Born on the right side of the race and class divide, he could’ve embraced his privilege, sun-tanned by the poolside, erected a massive wall as a buffer from the hardscrabble of his non-white compatriots, and carried on like an ordentlike Afrikaner.

There certainly was no need to complicate things by co-founding the Sestigers (also known as the Beweging van Sestig), ‘a group of progressive Afrikaans writers who spoke up against apartheid in the very language of the system’ in 1961.

He had no business sneaking into the country to do some furtive trade union organising and recruit members for the underground organisation Okhela, or to fraternise with the Mayibuye Group – the ANC’s cultural wing – in London. His writing could’ve been obsequious and compliant, rather than rubbing the authorities up the wrong way, or brazenly flipping the bird at apartheid.

These sorts of activities inevitably attracted the attention of the scowling and brutal men of the apartheid secret service and security police, and there are many stories about what those guys were capable of. This includes an episode involving Andre Brink, one of Breytenbach’s literary contemporaries. After returning from an overseas visit, Brink wrote to a friend, the playwright Anthony Akerman: ‘Landed with something of a jolt when I was awaited by the SB [the police’s security branch] and informed, very pleasantly, that they’d followed my every move over there.’
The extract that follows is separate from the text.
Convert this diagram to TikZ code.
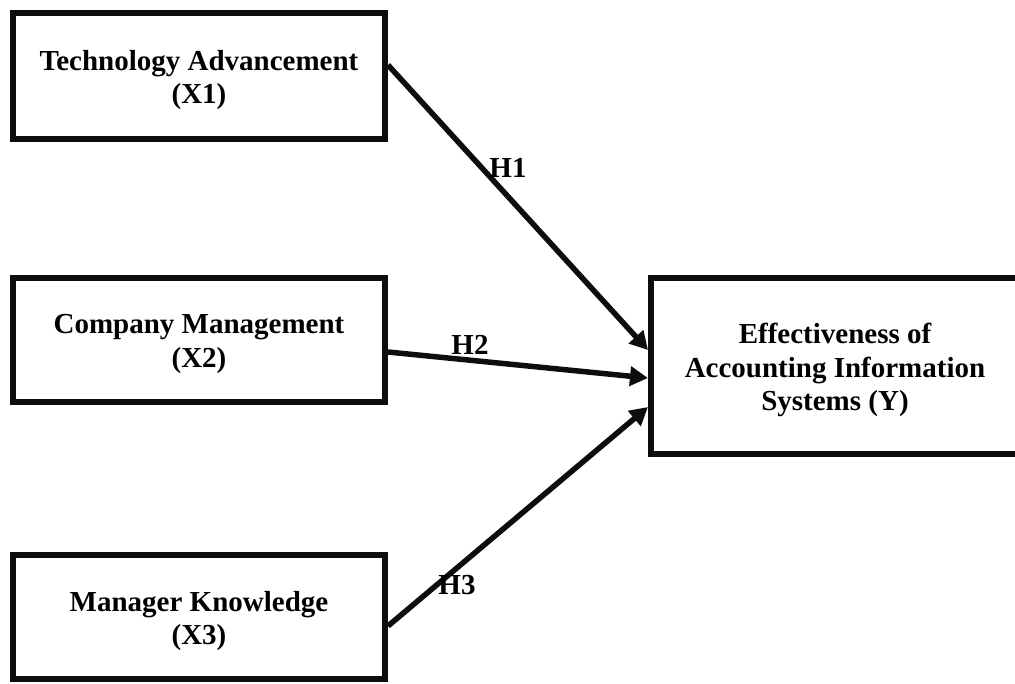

But that is exactly the hard road the ‘bad boy of Afrikaner literature’ soon found himself on. When, in 1962, he married Yolande, a Frenchwoman of Vietnamese descent, they fell foul of the the Prohibition of Mixed Marriages Act and Immorality Act, thereby reducing them to persona non grata in the country of his birth. He knew he’d probably never be allowed back home as long as apartheid still existed. In My Traitor’s Heart, the ‘book that made me briefly famous,’ Rian Malan beautifully writes:

‘The great Boer poet spent the sixties in exile in Paris and most of the seventies in a South African prison, paying for his role in a quixotic ”terrorist” plot. In the 1980s, however, he won Afrikanerdom’s foremost literary award, and returned from exile to receive it. Five hundred tuxedoed members of the High Afrikaner Establishment turned out to witness the ceremony.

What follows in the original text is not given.